The play was barred by the Censorship Board, which said it contravened the Censorship and Entertainment Control Act (1967). The Censorship Board, which is administered by the Home Affairs ministry, did not give reasons for its decision.
“It is hereby notified that the cinematograph film, film advertisement or public entertainment described has been rejected by the Censorship Board,” the body said in its notice.
The play, which premiered in 2003, centres on an iron-fisted leader of an imaginary African state who is intolerant of opposition political and economic sentiments. The dictator sees all dissenters as enemies and fronts for neo-imperialists who have to be eliminated.
The play’s producer, Daves Guzha, has attacked the action by the Censorship Board.
“I don’t understand how the Censorship Board rejects work that has already been done,” said Guzha. “We find nothing wrong with the play. All plays are inspired by what is happening.”
He said plays were meant to create checks and balances in every society, hence the need to be free from control.

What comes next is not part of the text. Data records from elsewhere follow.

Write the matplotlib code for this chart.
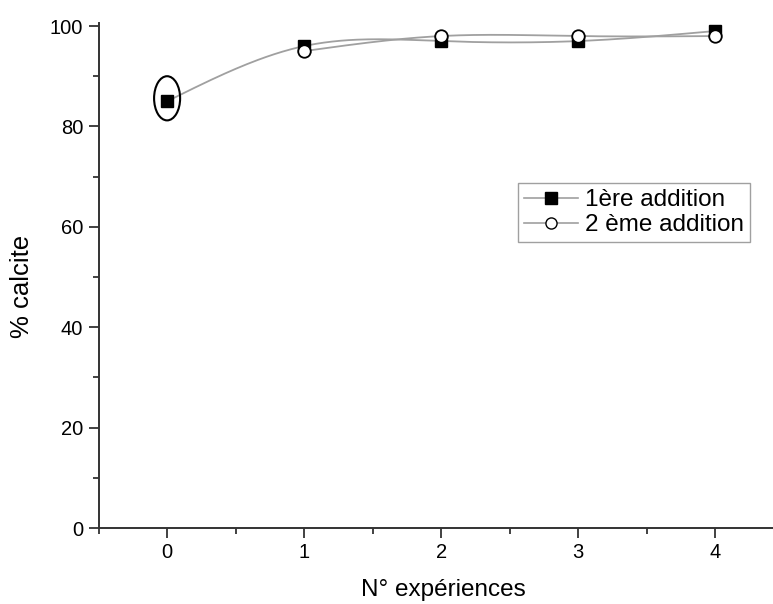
import numpy as np
import matplotlib
matplotlib.use("Agg")
import matplotlib.pyplot as plt
from matplotlib.patches import Ellipse
from matplotlib.lines import Line2D
from matplotlib.ticker import MultipleLocator

plt.rcParams['font.family'] = ['Liberation Sans', 'DejaVu Sans']

experiences = [0, 1, 2, 3, 4]
addition1 = [85, 96, 97, 97, 99]
exp2 = [1, 2, 3, 4]
addition2 = [95, 98, 98, 98]
xticks = [0, 1, 2, 3, 4]
yticks = [0, 20, 40, 60, 80, 100]


def natural_spline(x, y, n=200):
    x = np.asarray(x, float)
    y = np.asarray(y, float)
    m = len(x)
    h = np.diff(x)
    A = np.zeros((m, m))
    b = np.zeros(m)
    A[0, 0] = 1
    A[-1, -1] = 1
    for i in range(1, m - 1):
        A[i, i - 1] = h[i - 1]
        A[i, i] = 2 * (h[i - 1] + h[i])
        A[i, i + 1] = h[i]
        b[i] = 3 * ((y[i + 1] - y[i]) / h[i] - (y[i] - y[i - 1]) / h[i - 1])
    c = np.linalg.solve(A, b)
    xs = np.linspace(x[0], x[-1], n)
    ys = np.empty_like(xs)
    for k, xv in enumerate(xs):
        i = min(np.searchsorted(x, xv, side='right') - 1, m - 2)
        dx = xv - x[i]
        bi = (y[i + 1] - y[i]) / h[i] - h[i] * (2 * c[i] + c[i + 1]) / 3
        di = (c[i + 1] - c[i]) / (3 * h[i])
        ys[k] = y[i] + bi * dx + c[i] * dx ** 2 + di * dx ** 3
    return xs, ys


W, H = 773, 604
fig = plt.figure(figsize=(W / 100, H / 100), dpi=100)
ax = fig.add_axes([98.6 / W, 76 / H, 685 / W, 505 / H])

line_col = '#a0a0a0'
sx, sy = natural_spline(experiences, addition1)
ax.plot(sx, sy, color=line_col, lw=1.3, zorder=2)
sx2, sy2 = natural_spline(exp2, addition2)
ax.plot(sx2, sy2, color=line_col, lw=1.3, zorder=2)

ax.plot(experiences, addition1, ls='none', marker='s', ms=8.5, mfc='black',
        mec='black', mew=1.0, zorder=4)
ax.plot(exp2, addition2, ls='none', marker='o', ms=9, mfc='white',
        mec='black', mew=1.3, zorder=5)

ax.add_patch(Ellipse((0, 85.6), width=0.19, height=8.8, fill=False,
                     ec='black', lw=1.5, zorder=6))

ax.set_xlim(-0.5, 4.5)
ax.set_ylim(0, 100.6)
ax.set_xticks(xticks)
ax.set_yticks(yticks)
ax.xaxis.set_minor_locator(MultipleLocator(0.5))
ax.yaxis.set_minor_locator(MultipleLocator(10))
for s in ['top', 'right']:
    ax.spines[s].set_visible(False)
for s in ['left', 'bottom']:
    ax.spines[s].set_linewidth(1.4)
    ax.spines[s].set_color('#333333')
ax.tick_params(which='major', direction='out', length=7, width=1.3,
               color='#333333', labelsize=14.5, pad=4)
ax.tick_params(which='minor', direction='out', length=4, width=1.3,
               color='#333333')

fig.text(443 / W, 1 - 590 / H, 'N° expériences', fontsize=17.5,
         ha='center', va='center')
fig.text(22 / W, 1 - 286 / H, '% calcite', fontsize=18.5, rotation=90,
         ha='center', va='center')

h1 = Line2D([], [], color=line_col, lw=1.2, marker='s', ms=8, mfc='black', mec='black')
h2 = Line2D([], [], color=line_col, lw=1.2, marker='o', ms=8, mfc='white', mec='black')
leg = fig.legend([h1, h2], ['1ère addition', '2 ème addition'],
                 loc='upper left', bbox_to_anchor=(518 / W, 1 - 183 / H),
                 fontsize=17.5, frameon=True, fancybox=False, handlelength=2.2,
                 handletextpad=0.3, borderpad=0.25, labelspacing=0.12,
                 borderaxespad=0)
leg.get_frame().set_edgecolor('#888888')
leg.get_frame().set_linewidth(1.0)

fig.savefig('out.png', dpi=100)
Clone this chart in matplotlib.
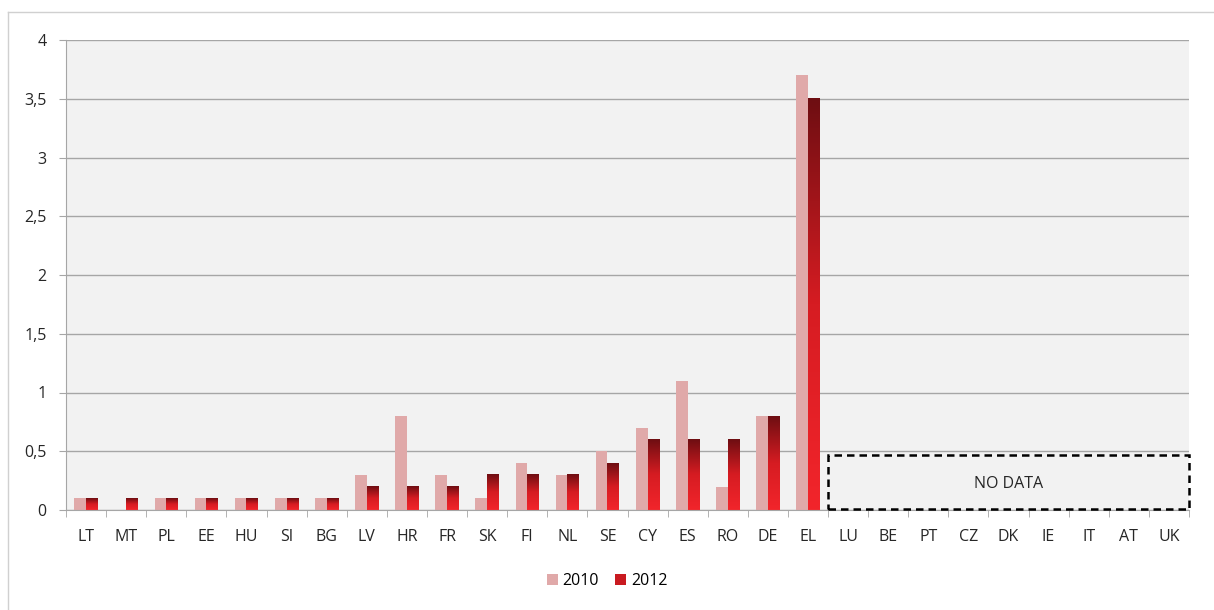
import numpy as np
import matplotlib
matplotlib.use('Agg')
import matplotlib.pyplot as plt
from matplotlib.colors import LinearSegmentedColormap
from matplotlib.patches import Rectangle, Patch
from matplotlib.lines import Line2D

countries = ['LT', 'MT', 'PL', 'EE', 'HU', 'SI', 'BG', 'LV', 'HR', 'FR',
             'SK', 'FI', 'NL', 'SE', 'CY', 'ES', 'RO', 'DE', 'EL',
             'LU', 'BE', 'PT', 'CZ', 'DK', 'IE', 'IT', 'AT', 'UK']
# None = no data
v2010 = [0.1, None, 0.1, 0.1, 0.1, 0.1, 0.1, 0.3, 0.8, 0.3,
         0.1, 0.4, 0.3, 0.5, 0.7, 1.1, 0.2, 0.8, 3.7]
v2012 = [0.1, 0.1, 0.1, 0.1, 0.1, 0.1, 0.1, 0.2, 0.2, 0.2,
         0.3, 0.3, 0.3, 0.4, 0.6, 0.6, 0.6, 0.8, 3.5]
series_labels = ['2010', '2012']
yticks = [0, 0.5, 1, 1.5, 2, 2.5, 3, 3.5, 4]

c2010 = '#e0a9a9'
grad = LinearSegmentedColormap.from_list('red_grad', ['#f2252b', '#d61c22', '#6e0e12'])
txt = '#262626'
fs = 11.5

plt.rcParams['font.family'] = ['Open Sans', 'DejaVu Sans']

fig = plt.figure(figsize=(12.14, 6.10), dpi=100)
ax = fig.add_axes([66 / 1214, 1 - 510 / 610, 1123 / 1214, 470 / 610])
ax.set_facecolor('#f2f2f2')

n = len(countries)
x = np.arange(n)
w = 0.29

for i, v in enumerate(v2010):
    if v:
        ax.bar(x[i] - w / 2, v, w, color=c2010, zorder=2)

# gradient bars for 2012
g = np.linspace(0, 1, 256).reshape(-1, 1)
for i, v in enumerate(v2012):
    if v:
        ax.imshow(g, cmap=grad, aspect='auto', origin='lower',
                  extent=[x[i], x[i] + w, 0, v], zorder=2)

ax.set_xlim(-0.5, n - 0.5)
ax.set_ylim(0, 4)

ax.set_yticks(yticks)
ax.set_yticklabels([('%g' % t).replace('.', ',') for t in yticks], fontsize=fs,
                   color=txt)
ax.yaxis.grid(True, color='#a6a6a6', linewidth=1.0, zorder=1)
ax.set_axisbelow(True)

ax.set_xticks(x)
ax.set_xticklabels(countries, fontsize=fs, color=txt)
ax.set_xticks(np.arange(-0.5, n, 1), minor=True)
ax.tick_params(axis='x', which='major', length=0, pad=14)
ax.tick_params(axis='x', which='minor', length=5, color='#a6a6a6', direction='out')
ax.tick_params(axis='y', length=5, color='#a6a6a6', pad=9)

for side in ['top', 'right']:
    ax.spines[side].set_visible(False)
for side in ['left', 'bottom']:
    ax.spines[side].set_color('#a6a6a6')

# no-data box
ax.add_patch(Rectangle((18.5, 0.005), n - 0.5 - 18.5 - 0.01, 0.465, fill=False,
                       edgecolor='black', linestyle=(0, (3, 2)), linewidth=1.8,
                       zorder=4, clip_on=False))
ax.text((18.5 + n - 0.5) / 2, 0.22, 'NO DATA', ha='center', va='center',
        fontsize=fs, color=txt)

handles = [Patch(facecolor=c2010), Patch(facecolor='#c91a20')]
fig.legend(handles, series_labels, loc='center', bbox_to_anchor=(0.5, 1 - 581 / 610),
           ncol=2, frameon=False, fontsize=fs, handlelength=0.7, handleheight=0.7,
           handletextpad=0.3, columnspacing=1.0)

# light border around the chart
fig.add_artist(Line2D([8 / 1214, 8 / 1214], [0, 1 - 12 / 610], color='#d0d0d0', linewidth=1))
fig.add_artist(Line2D([8 / 1214, 1], [1 - 12 / 610, 1 - 12 / 610], color='#d0d0d0', linewidth=1))

fig.savefig('out.png', dpi=100, facecolor='white')
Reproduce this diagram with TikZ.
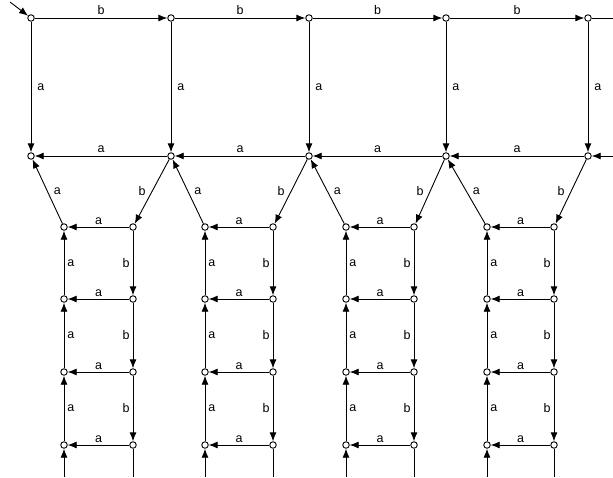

Guzha said Rooftop Promotions would appeal to the board. He said if the outcome of their appeal were unfavourable his company would consider taking legal action.
“We are going to explore whatever option to make sure that the play is brought back,” said Guzha.
Contacted for comment, the Censorship Board refused to shed any light on the issue.
“We do not speak to the press,” said an officer who refused to identify himself. “Talk to Rooftop, they will tell you what you want to know and the reasons.”
Hifa’s Jill Day said the play was staged during the festival because it was a great artistic work.